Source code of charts
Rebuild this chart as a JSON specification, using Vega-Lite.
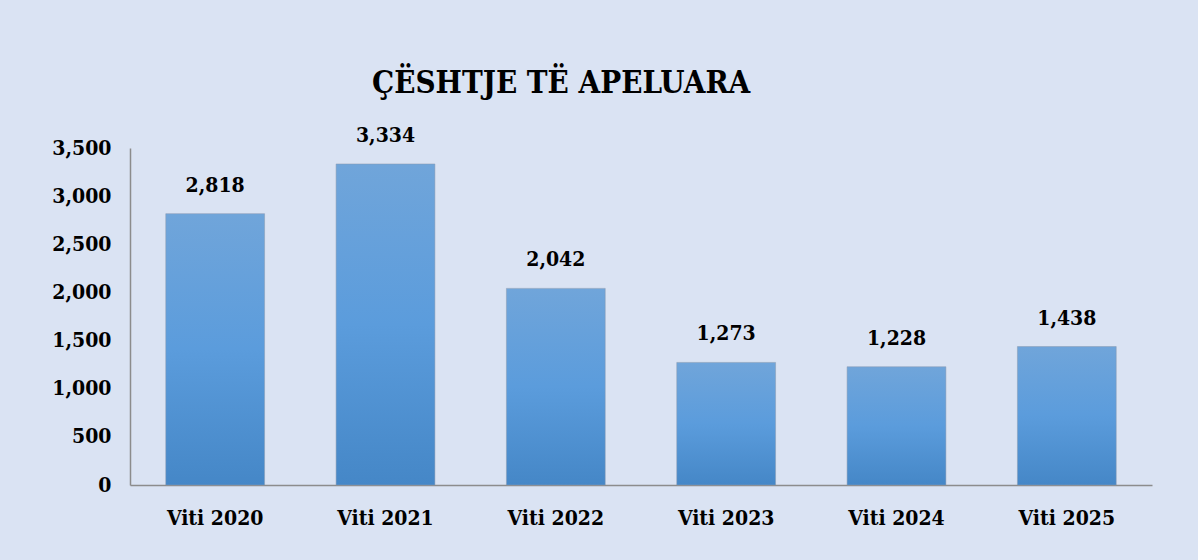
{
  "$schema": "https://vega.github.io/schema/vega-lite/v6.json",
  "width": 1022,
  "height": 337,
  "autosize": {"type": "none"},
  "padding": {"left": 130, "top": 148, "right": 46, "bottom": 75},
  "background": "#DAE3F3",
  "config": {
    "view": {"stroke": null},
    "font": "DejaVu Serif Condensed, DejaVu Serif"
  },
  "title": {
    "text": "ÇËSHTJE TË APELUARA",
    "anchor": "start",
    "frame": "group",
    "dx": 242,
    "fontSize": 31,
    "fontWeight": "bold",
    "font": "DejaVu Serif Condensed, DejaVu Serif",
    "color": "#000000",
    "offset": 25
  },
  "data": {
    "values": [
      {"year": "Viti 2020", "value": 2818},
      {"year": "Viti 2021", "value": 3334},
      {"year": "Viti 2022", "value": 2042},
      {"year": "Viti 2023", "value": 1273},
      {"year": "Viti 2024", "value": 1228},
      {"year": "Viti 2025", "value": 1438}
    ]
  },
  "encoding": {
    "x": {
      "field": "year",
      "type": "nominal",
      "sort": null,
      "scale": {"paddingInner": 0.42, "paddingOuter": 0.21},
      "axis": {
        "title": null,
        "labelAngle": 0,
        "ticks": false,
        "domainColor": "#8C8C8C",
        "domainWidth": 1.5,
        "labelFont": "DejaVu Serif Condensed, DejaVu Serif",
        "labelFontSize": 21,
        "labelFontWeight": "bold",
        "labelColor": "#000000",
        "labelPadding": 22
      }
    },
    "y": {
      "field": "value",
      "type": "quantitative",
      "scale": {"domain": [0, 3500], "nice": false},
      "axis": {
        "title": null,
        "values": [0, 500, 1000, 1500, 2000, 2500, 3000, 3500],
        "format": ",.0f",
        "grid": false,
        "ticks": false,
        "domainColor": "#8C8C8C",
        "domainWidth": 1.5,
        "labelFont": "DejaVu Serif Condensed, DejaVu Serif",
        "labelFontSize": 21,
        "labelFontWeight": "bold",
        "labelColor": "#000000",
        "labelPadding": 19
      }
    }
  },
  "layer": [
    {
      "mark": {
        "type": "bar",
        "stroke": "#8A9AB0",
        "strokeOpacity": 0.5,
        "strokeWidth": 1,
        "color": {
          "gradient": "linear",
          "x1": 0, "y1": 0, "x2": 0, "y2": 1,
          "stops": [
            {"offset": 0, "color": "#70A5DA"},
            {"offset": 0.5, "color": "#5B9CDC"},
            {"offset": 1, "color": "#4587C7"}
          ]
        }
      }
    },
    {
      "mark": {
        "type": "text",
        "baseline": "alphabetic",
        "dy": -22,
        "font": "DejaVu Serif Condensed, DejaVu Serif",
        "fontSize": 21,
        "fontWeight": "bold",
        "color": "#000000"
      },
      "encoding": {
        "text": {"field": "value", "type": "quantitative", "format": ",.0f"}
      }
    }
  ]
}
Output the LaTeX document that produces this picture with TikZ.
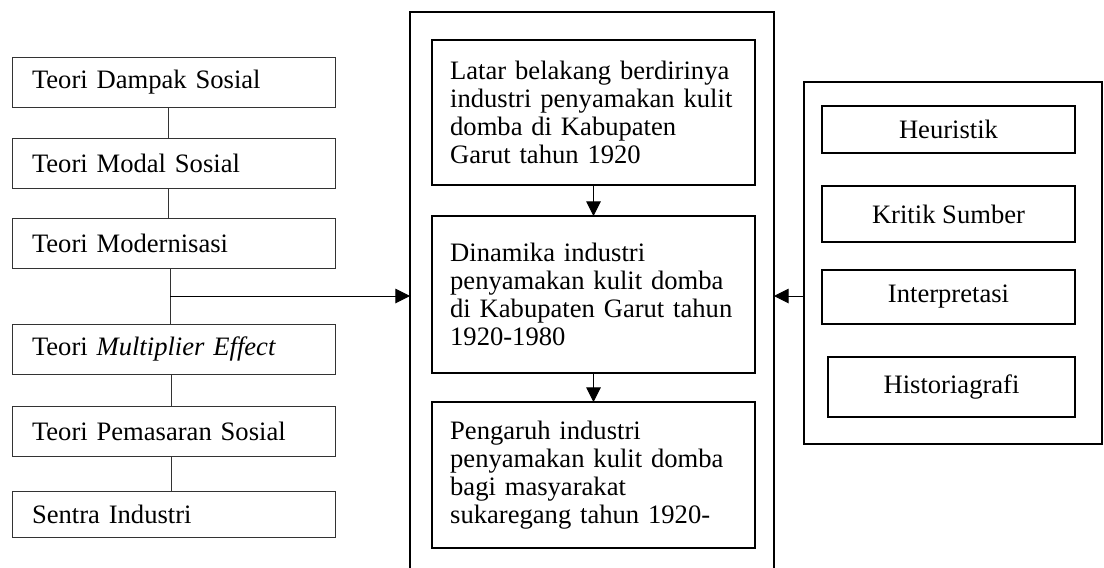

» What to work on
Print the entries above exactly, taking out only the pictures.

» Answer to this problem
Rebuild this chart as a JSON specification, using Vega-Lite.
{
  "$schema": "https://vega.github.io/schema/vega-lite/v6.json",
  "width": 1022,
  "height": 337,
  "autosize": {"type": "none"},
  "padding": {"left": 130, "top": 148, "right": 46, "bottom": 75},
  "background": "#DAE3F3",
  "config": {
    "view": {"stroke": null},
    "font": "DejaVu Serif Condensed, DejaVu Serif"
  },
  "title": {
    "text": "ÇËSHTJE TË APELUARA",
    "anchor": "start",
    "frame": "group",
    "dx": 242,
    "fontSize": 31,
    "fontWeight": "bold",
    "font": "DejaVu Serif Condensed, DejaVu Serif",
    "color": "#000000",
    "offset": 25
  },
  "data": {
    "values": [
      {"year": "Viti 2020", "value": 2818},
      {"year": "Viti 2021", "value": 3334},
      {"year": "Viti 2022", "value": 2042},
      {"year": "Viti 2023", "value": 1273},
      {"year": "Viti 2024", "value": 1228},
      {"year": "Viti 2025", "value": 1438}
    ]
  },
  "encoding": {
    "x": {
      "field": "year",
      "type": "nominal",
      "sort": null,
      "scale": {"paddingInner": 0.42, "paddingOuter": 0.21},
      "axis": {
        "title": null,
        "labelAngle": 0,
        "ticks": false,
        "domainColor": "#8C8C8C",
        "domainWidth": 1.5,
        "labelFont": "DejaVu Serif Condensed, DejaVu Serif",
        "labelFontSize": 21,
        "labelFontWeight": "bold",
        "labelColor": "#000000",
        "labelPadding": 22
      }
    },
    "y": {
      "field": "value",
      "type": "quantitative",
      "scale": {"domain": [0, 3500], "nice": false},
      "axis": {
        "title": null,
        "values": [0, 500, 1000, 1500, 2000, 2500, 3000, 3500],
        "format": ",.0f",
        "grid": false,
        "ticks": false,
        "domainColor": "#8C8C8C",
        "domainWidth": 1.5,
        "labelFont": "DejaVu Serif Condensed, DejaVu Serif",
        "labelFontSize": 21,
        "labelFontWeight": "bold",
        "labelColor": "#000000",
        "labelPadding": 19
      }
    }
  },
  "layer": [
    {
      "mark": {
        "type": "bar",
        "stroke": "#8A9AB0",
        "strokeOpacity": 0.5,
        "strokeWidth": 1,
        "color": {
          "gradient": "linear",
          "x1": 0, "y1": 0, "x2": 0, "y2": 1,
          "stops": [
            {"offset": 0, "color": "#70A5DA"},
            {"offset": 0.5, "color": "#5B9CDC"},
            {"offset": 1, "color": "#4587C7"}
          ]
        }
      }
    },
    {
      "mark": {
        "type": "text",
        "baseline": "alphabetic",
        "dy": -22,
        "font": "DejaVu Serif Condensed, DejaVu Serif",
        "fontSize": 21,
        "fontWeight": "bold",
        "color": "#000000"
      },
      "encoding": {
        "text": {"field": "value", "type": "quantitative", "format": ",.0f"}
      }
    }
  ]
}
Output the LaTeX document that produces this picture with TikZ.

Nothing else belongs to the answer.